● **DESCRIPTION OF THE TASK**:
Where a line contains the string "matplotlib", copy that line.

--- START DATA SECTION ---

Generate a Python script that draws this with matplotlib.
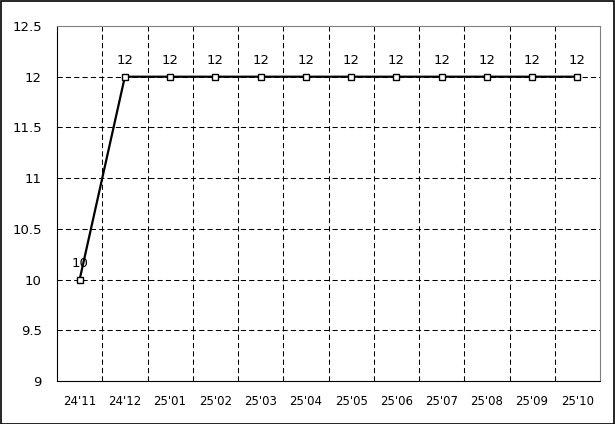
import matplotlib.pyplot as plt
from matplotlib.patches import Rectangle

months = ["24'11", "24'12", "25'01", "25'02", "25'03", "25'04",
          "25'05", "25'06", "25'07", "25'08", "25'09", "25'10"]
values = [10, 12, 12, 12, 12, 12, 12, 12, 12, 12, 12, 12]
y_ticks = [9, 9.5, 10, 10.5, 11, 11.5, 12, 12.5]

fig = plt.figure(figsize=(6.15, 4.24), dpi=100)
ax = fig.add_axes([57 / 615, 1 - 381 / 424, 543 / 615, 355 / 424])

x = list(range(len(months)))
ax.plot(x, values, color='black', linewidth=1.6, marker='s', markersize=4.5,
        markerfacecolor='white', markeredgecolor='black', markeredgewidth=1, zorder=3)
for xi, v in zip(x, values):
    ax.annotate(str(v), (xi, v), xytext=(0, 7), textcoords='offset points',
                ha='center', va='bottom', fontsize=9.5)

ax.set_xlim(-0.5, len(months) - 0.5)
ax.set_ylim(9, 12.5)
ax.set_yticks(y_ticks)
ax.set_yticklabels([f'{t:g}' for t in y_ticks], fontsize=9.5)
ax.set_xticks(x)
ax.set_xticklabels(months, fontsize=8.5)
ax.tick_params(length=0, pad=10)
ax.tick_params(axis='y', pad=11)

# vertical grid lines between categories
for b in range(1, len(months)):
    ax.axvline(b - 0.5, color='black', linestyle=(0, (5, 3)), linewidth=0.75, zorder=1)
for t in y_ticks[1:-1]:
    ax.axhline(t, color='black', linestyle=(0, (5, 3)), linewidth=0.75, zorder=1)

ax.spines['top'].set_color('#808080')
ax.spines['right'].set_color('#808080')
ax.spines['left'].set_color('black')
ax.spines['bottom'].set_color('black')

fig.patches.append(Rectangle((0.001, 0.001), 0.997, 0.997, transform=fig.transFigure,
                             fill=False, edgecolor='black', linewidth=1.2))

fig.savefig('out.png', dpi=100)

--- END DATA SECTION ---

● **EXPECTED ANSWER**:
Generate a Python script that draws this with matplotlib.
import matplotlib.pyplot as plt
from matplotlib.patches import Rectangle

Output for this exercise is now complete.